Buying a house for whatever reason should be a fun and exciting time.  Open houses are an enjoyable event.  You may even visit three or four different homes in one day.  There are special things to look for when going to see these houses.  An open house is used to check the market and let potential buyers window-shop.  There are certain criteria you have in mind when searching for the perfect home.  Jot those ideas down and compare them to the homes you view.

Take a notepad with you to each house and make a note of the address of the homes you visit. Jot down things you like and dislike about each house. This will help you keep track of which house is which.  Make note of nearby schools, the general neighborhood, how close is freeway access, where are the shopping malls, and any other information that will help you decide on your choice of home. The commute to work is a vital piece of information.  Many forget to consider how far away the job is.  The last thing a person wants to do is spend too much time on the road instead of with the family.  When attending an open house, remember that the neighborhood surroundings are an important aspect to purchasing a house.

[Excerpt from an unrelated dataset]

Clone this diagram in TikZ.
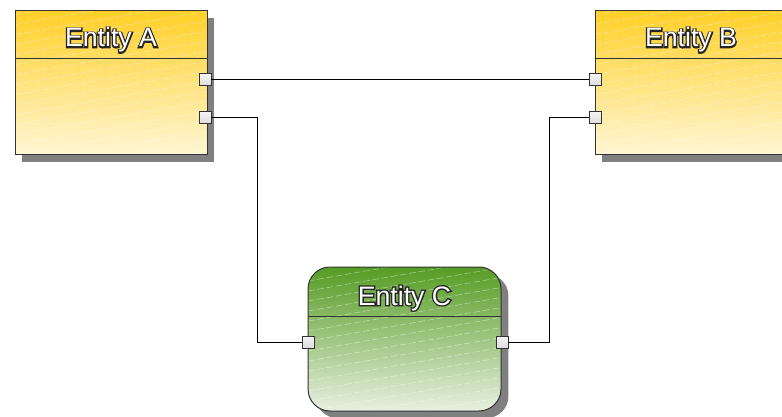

Check the condition of the house, the road and the yard.  Is it suitable of children or pets?  Who will take care of the yard or can you hire a gardener?  Whatever you desire, be sure to think of everything and take plenty of notes.  A poloroid camera is well worth taking. Clip instant snapshots to your notebook to help you remember specific houses. Buying a house is an important step, so make sure you know what to look for.  Check everything.   Notice cabinets, appliances, doors and even views out of the windows.  Listen to noises that could be bothersome, such as a train that passes near by or a freeway. Make sure there is plenty of living space or room to add more if you desire.  Most people forget to ensure there is enough closet and storage room.  Write down vital pieces of information which should include anything that will help you with your decision.

At the open house, an owner or broker is likely to be present. If there is one in attendance, ask questions.  Find out all the little secrets about the house.  Granted they will not always be straightforward.  Have a memo of each inquiry.  Put in writing all the answers.  When you make the choice on a house you can add these questions into the sales contact and re-ask the query.  If these replies differ in the writing stage you may not want to do business with these people after all.  All homes have concealed facts.  Some are not real terrible but others can be horrendous.  Interrogating the owner or broker is an ideal way to find out things that are not visible.  Do not be shy about wanting to know how your dream home is really shaped.

Many times, several brokers, lenders or agents frequent open houses.  They want your business as soon as you step foot onto the property.  Do not sign anything.  Even if this were the house you would like to purchase.  On sight people have one agenda, to sell you something.  Usually the brokers who visit many different open houses will try and get you to view other properties.  Which is fine, however they do not know anything about your wishes of the home you want.  The mortgage lenders may try to sell you a different house at a better rate.  However, in the end it is more likely you will end up paying more.  At the stage of an open house it is most probable you are playing the field.

Going to an open house is a time-honored tradition.  Open houses are for looking and sometimes even buying.  With an important and expensive decision to make, it is better to research and look at all of your options.  When venturing upon an open house, understand all the choices offered.  Try not to be persuaded in making rash decisions.  You have the option of looking, taking those important notes, returning to look some more, and even moving on if this house is not for you.